What religion is followed by Kurds:
- Most Kurds are Sunni Muslims who adhere to the Shafiʽi school, while a significant minority adhere to the Hanafi school and also Alevism.
- Moreover, many Shafi’i Kurds adhere to either one of the two Sufi orders Naqshbandi and Qadiriyya.
- Other religions with significant Kurdish adherents are Yarsanism and Yazidism.
What is the History of Kurds Nationalism:
- Kurdish nationalism stirred in the 1890s when the Ottoman Empire was on its last legs.
- The 1920 Treaty of Sevres,imposed a settlement and colonial carve-up of Turkey after World War One, promised Kurds independence. But the accord was broken by Turkish leader Kemal Ataturk.
- The Treaty of Lausanne, ratified in 1924, divided the Kurds among the new nations of the Middle East.
- With the 1946 Republic of Mahabad, a Soviet-backed state stretching over Iran’s border with Turkey and Iraq Kurdish separatism in Iran first bubbled to the surface.

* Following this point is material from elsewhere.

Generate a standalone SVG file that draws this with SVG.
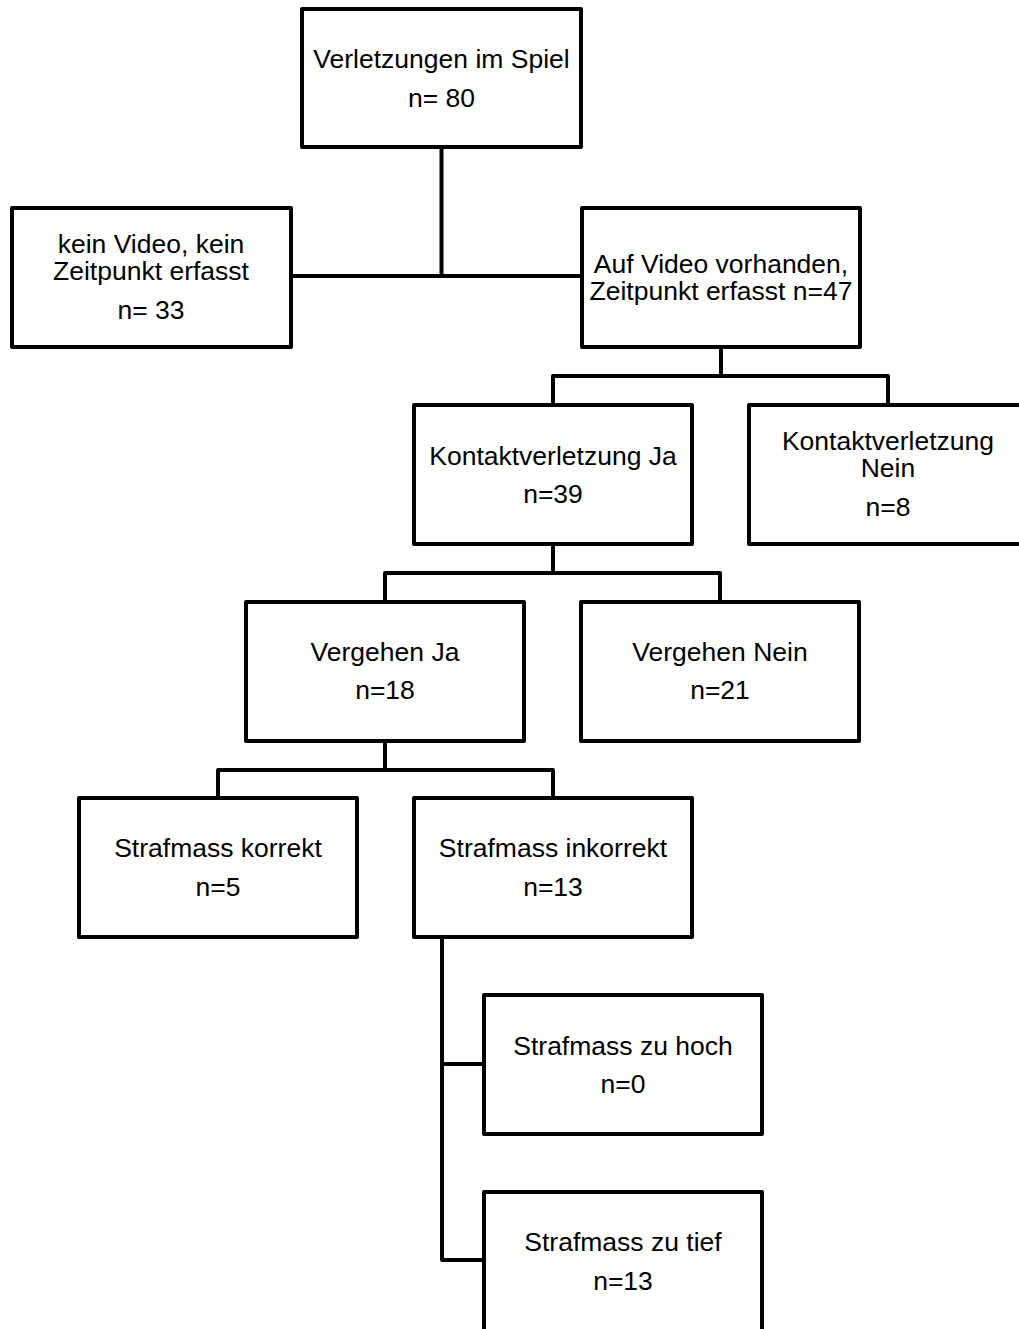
<svg xmlns="http://www.w3.org/2000/svg" width="1019" height="1329" viewBox="0 0 1019 1329">
<style>
.box{fill:#fff;stroke:#000;stroke-width:4;stroke-linejoin:round}
.ln{fill:none;stroke:#000;stroke-width:4;stroke-linejoin:round}
text{font-family:"Liberation Sans",Arial,sans-serif;font-size:26.5px;fill:#000;text-anchor:middle}
</style>
<rect width="1019" height="1329" fill="#fff"/>
<g id="connectors">
<path class="ln" d="M441.5 147 V276 M292 276 H582"/>
<path class="ln" d="M721 347 V376 M553 404 V376 H888 V404"/>
<path class="ln" d="M553 544 V573 M385 601 V573 H720 V601"/>
<path class="ln" d="M385 741 V770 M218 798 V770 H553 V798"/>
<path class="ln" d="M442 937 V1260 H484 M442 1064 H484"/>
</g>
<g id="n1"><rect class="box" x="302" y="9" width="279" height="138"/>
<text x="441.5" y="68">Verletzungen im Spiel</text><text x="441.5" y="107">n= 80</text></g>
<g id="n2"><rect class="box" x="12" y="208" width="279" height="139"/>
<text x="151" y="253">kein Video, kein</text><text x="151" y="280">Zeitpunkt erfasst</text><text x="151" y="319">n= 33</text></g>
<g id="n3"><rect class="box" x="582" y="208" width="278" height="139"/>
<text x="721" y="273">Auf Video vorhanden,</text><text x="721" y="300">Zeitpunkt erfasst n=47</text></g>
<g id="n4"><rect class="box" x="414" y="405" width="278" height="139"/>
<text x="553" y="465">Kontaktverletzung Ja</text><text x="553" y="503">n=39</text></g>
<g id="n5"><rect class="box" x="749" y="405" width="280" height="139"/>
<text x="888" y="450">Kontaktverletzung</text><text x="888" y="477">Nein</text><text x="888" y="516">n=8</text></g>
<g id="n6"><rect class="box" x="246" y="602" width="278" height="139"/>
<text x="385" y="661">Vergehen Ja</text><text x="385" y="699">n=18</text></g>
<g id="n7"><rect class="box" x="581" y="602" width="278" height="139"/>
<text x="720" y="661">Vergehen Nein</text><text x="720" y="699">n=21</text></g>
<g id="n8"><rect class="box" x="79" y="798" width="278" height="139"/>
<text x="218" y="857">Strafmass korrekt</text><text x="218" y="896">n=5</text></g>
<g id="n9"><rect class="box" x="414" y="798" width="278" height="139"/>
<text x="553" y="857">Strafmass inkorrekt</text><text x="553" y="896">n=13</text></g>
<g id="n10"><rect class="box" x="484" y="995" width="278" height="139"/>
<text x="623" y="1055">Strafmass zu hoch</text><text x="623" y="1093">n=0</text></g>
<g id="n11"><rect class="box" x="484" y="1192" width="278" height="145"/>
<text x="623" y="1251">Strafmass zu tief</text><text x="623" y="1290">n=13</text></g>
</svg>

- The 1979 Iran’s Islamic Revolution touched off bloodshed in its Kurdistan region with heavy clashes between the Shiite revolutionaries and the Kurdish Party of Iranian Kurdistan (KDPI) which fought for independence.
What are the demands of Kurds:
- The Kurds have never achieved nation-state status,except in Iraq, where they have a regional government called Iraqi Kurdistan.
- The Kurds want to establish their independent nation-station Kurdistan which comprises five different regions: southeastern Turkey, northeastern Syria, northern Iraq, northwestern Iran and southwestern Armenia.
What is the PKK and its armed movement:
- The Kurdistan Workers’ Party (PKK) was founded by the Marxist revolutionary Abdullah Öcalan in 1978 to create an independent Kurdistan.
- Its guerrilla forces fought against the Turkish army from 1984 until Öcalan was captured in 1999, when 40,000 Kurdish civilians were killed.
- The PPK declared a ceasefire in 2013. However, this ceasefire collapsed after Turkey joined the war against the Islamic State in 2015 and started bombing PKK targets in Iraq.
- Under President Recep Tayyip Erdogan, Türkiye cracked down PKK militants as well as Kurdish civilians, including lawmakers and activists.
- According to the government of Türkiye, the PKK mainly targets police, military, economic and social assets of the country. The terrorist organization is also involved in attacks against civilians and diplomatic and consular facilities as well as in extortion, arms smuggling and drug trafficking.